[What is needed]
Among the entries, which lines carry the string "this"? Copy each of them.

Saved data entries
* Begin *
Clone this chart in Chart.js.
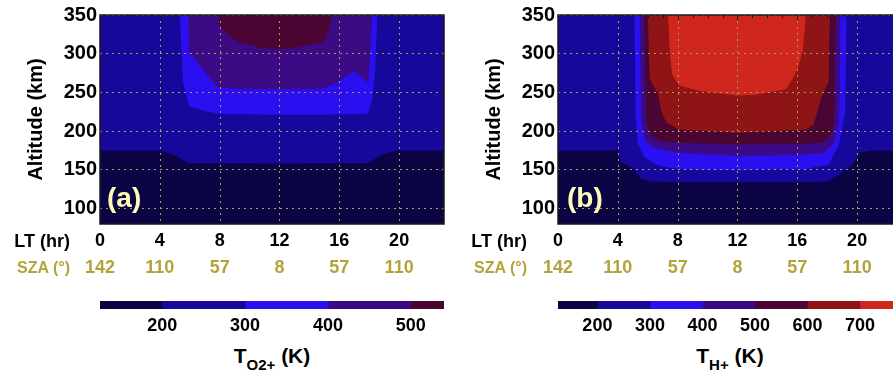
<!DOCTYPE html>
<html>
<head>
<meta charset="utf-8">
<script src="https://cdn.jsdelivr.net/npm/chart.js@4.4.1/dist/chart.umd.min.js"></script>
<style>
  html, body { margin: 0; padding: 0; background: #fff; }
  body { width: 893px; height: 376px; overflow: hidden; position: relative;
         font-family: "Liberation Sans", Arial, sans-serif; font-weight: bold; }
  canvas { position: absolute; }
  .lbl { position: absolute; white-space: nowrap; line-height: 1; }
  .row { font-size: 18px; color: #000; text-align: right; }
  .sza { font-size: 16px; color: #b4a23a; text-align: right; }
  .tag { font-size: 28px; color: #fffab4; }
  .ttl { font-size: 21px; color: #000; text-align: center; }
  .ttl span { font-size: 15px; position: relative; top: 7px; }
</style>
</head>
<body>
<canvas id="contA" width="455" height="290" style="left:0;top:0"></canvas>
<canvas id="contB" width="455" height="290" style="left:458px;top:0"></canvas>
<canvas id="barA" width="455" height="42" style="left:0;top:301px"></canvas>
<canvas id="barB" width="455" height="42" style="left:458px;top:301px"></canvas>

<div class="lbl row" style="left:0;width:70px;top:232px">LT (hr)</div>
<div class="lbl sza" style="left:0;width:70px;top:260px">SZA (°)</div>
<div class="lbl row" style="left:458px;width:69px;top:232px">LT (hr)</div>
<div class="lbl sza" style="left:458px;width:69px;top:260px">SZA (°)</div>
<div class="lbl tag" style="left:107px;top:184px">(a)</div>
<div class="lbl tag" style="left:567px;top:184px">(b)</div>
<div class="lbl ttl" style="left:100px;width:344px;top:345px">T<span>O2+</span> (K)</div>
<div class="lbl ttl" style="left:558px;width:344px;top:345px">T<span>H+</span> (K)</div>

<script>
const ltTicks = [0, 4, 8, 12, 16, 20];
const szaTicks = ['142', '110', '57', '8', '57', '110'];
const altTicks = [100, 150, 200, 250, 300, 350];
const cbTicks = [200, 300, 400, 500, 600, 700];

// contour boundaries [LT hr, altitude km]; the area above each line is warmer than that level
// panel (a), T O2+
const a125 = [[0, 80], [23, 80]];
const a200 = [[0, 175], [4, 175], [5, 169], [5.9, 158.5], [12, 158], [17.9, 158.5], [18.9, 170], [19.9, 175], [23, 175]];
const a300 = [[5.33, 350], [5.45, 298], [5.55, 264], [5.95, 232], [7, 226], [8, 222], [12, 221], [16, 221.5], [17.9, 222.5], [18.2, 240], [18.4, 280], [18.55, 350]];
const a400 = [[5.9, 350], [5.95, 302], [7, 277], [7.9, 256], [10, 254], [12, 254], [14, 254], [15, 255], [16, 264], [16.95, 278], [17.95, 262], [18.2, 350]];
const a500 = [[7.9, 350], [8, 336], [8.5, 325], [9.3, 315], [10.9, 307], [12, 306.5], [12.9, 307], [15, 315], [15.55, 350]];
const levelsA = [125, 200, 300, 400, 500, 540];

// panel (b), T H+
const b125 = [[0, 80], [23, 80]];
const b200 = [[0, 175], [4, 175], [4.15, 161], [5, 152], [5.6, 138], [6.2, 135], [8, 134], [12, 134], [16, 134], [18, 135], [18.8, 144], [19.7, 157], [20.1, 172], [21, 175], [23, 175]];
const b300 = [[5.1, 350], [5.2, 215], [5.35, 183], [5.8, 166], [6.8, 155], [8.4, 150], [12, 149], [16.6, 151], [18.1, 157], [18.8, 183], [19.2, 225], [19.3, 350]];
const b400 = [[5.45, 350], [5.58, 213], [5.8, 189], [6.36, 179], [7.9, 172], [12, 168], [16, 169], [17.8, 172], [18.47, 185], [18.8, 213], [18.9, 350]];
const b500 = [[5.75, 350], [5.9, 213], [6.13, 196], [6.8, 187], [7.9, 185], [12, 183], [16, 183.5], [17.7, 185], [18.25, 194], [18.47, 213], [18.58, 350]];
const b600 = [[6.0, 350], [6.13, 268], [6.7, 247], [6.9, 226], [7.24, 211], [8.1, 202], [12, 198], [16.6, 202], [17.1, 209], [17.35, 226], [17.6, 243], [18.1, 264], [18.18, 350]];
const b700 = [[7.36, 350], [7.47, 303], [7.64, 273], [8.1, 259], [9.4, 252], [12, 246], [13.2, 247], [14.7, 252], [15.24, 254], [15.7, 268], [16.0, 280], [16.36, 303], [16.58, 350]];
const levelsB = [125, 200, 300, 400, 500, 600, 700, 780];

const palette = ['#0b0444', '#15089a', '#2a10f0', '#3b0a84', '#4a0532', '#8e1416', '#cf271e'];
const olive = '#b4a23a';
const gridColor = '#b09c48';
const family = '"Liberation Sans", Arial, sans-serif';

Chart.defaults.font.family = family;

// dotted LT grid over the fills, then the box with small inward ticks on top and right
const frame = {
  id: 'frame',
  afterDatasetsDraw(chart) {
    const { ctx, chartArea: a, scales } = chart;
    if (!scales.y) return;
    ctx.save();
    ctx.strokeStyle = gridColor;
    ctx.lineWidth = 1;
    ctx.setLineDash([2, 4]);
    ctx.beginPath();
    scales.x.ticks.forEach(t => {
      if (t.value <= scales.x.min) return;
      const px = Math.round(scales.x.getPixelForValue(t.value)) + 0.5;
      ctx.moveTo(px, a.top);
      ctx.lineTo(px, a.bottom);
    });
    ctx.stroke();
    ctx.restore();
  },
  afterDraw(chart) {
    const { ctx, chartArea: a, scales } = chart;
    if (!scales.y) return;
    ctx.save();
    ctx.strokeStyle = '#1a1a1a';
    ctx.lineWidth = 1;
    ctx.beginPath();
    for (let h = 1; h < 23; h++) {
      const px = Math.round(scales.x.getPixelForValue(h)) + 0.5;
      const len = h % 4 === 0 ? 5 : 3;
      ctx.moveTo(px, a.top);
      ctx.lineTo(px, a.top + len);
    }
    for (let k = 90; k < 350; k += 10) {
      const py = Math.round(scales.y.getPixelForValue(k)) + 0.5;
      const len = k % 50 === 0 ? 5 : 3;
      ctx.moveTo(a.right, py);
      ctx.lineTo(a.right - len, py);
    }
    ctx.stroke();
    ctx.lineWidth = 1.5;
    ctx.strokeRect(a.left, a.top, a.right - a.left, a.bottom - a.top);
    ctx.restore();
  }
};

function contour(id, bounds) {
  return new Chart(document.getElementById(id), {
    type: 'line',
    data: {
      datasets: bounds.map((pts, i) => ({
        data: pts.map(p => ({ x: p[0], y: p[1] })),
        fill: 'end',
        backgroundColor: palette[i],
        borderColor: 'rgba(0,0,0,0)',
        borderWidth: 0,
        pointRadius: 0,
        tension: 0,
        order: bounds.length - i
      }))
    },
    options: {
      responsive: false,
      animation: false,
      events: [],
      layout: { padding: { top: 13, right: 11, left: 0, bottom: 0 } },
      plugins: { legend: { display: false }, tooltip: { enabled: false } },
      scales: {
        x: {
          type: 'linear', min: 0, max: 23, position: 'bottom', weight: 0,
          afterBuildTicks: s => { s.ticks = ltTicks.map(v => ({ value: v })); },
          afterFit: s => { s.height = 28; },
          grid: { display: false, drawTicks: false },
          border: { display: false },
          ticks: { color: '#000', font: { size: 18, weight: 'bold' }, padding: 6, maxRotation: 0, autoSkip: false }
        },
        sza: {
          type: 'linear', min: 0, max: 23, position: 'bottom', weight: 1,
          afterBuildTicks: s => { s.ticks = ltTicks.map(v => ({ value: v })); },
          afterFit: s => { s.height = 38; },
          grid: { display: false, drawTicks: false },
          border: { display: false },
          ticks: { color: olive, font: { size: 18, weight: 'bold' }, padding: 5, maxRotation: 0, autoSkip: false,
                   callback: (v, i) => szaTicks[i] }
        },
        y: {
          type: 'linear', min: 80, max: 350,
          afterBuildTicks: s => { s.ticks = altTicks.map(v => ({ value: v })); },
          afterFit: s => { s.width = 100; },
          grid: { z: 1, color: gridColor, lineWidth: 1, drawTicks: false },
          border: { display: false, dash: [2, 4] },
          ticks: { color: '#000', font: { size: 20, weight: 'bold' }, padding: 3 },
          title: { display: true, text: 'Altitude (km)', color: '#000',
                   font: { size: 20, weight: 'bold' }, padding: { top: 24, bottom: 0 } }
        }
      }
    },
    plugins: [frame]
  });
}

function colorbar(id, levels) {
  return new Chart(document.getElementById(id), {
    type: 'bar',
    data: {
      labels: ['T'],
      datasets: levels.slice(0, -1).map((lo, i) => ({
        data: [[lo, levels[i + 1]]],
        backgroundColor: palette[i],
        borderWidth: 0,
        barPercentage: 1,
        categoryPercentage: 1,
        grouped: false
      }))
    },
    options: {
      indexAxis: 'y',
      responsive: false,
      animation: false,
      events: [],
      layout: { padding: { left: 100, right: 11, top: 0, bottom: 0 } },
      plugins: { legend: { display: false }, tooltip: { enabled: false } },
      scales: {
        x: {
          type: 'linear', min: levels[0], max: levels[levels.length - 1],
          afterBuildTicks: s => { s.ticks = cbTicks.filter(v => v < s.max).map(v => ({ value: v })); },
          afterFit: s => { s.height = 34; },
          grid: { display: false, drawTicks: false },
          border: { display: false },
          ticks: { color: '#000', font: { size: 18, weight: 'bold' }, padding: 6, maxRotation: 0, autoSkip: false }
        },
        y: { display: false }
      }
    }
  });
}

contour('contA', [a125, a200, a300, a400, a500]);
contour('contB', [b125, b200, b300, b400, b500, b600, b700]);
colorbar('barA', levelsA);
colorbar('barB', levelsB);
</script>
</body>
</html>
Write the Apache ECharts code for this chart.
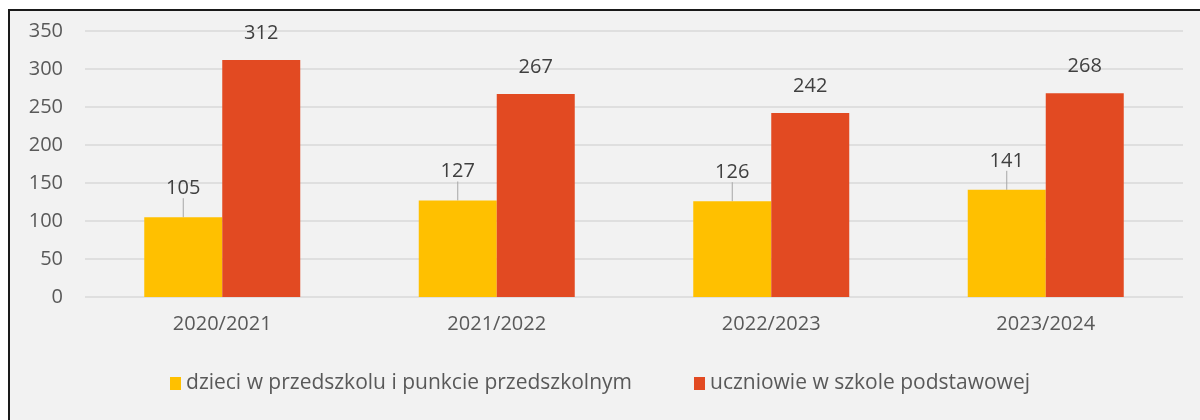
* End *
[Response below]
Clone this chart in Chart.js.
Write the Apache ECharts code for this chart.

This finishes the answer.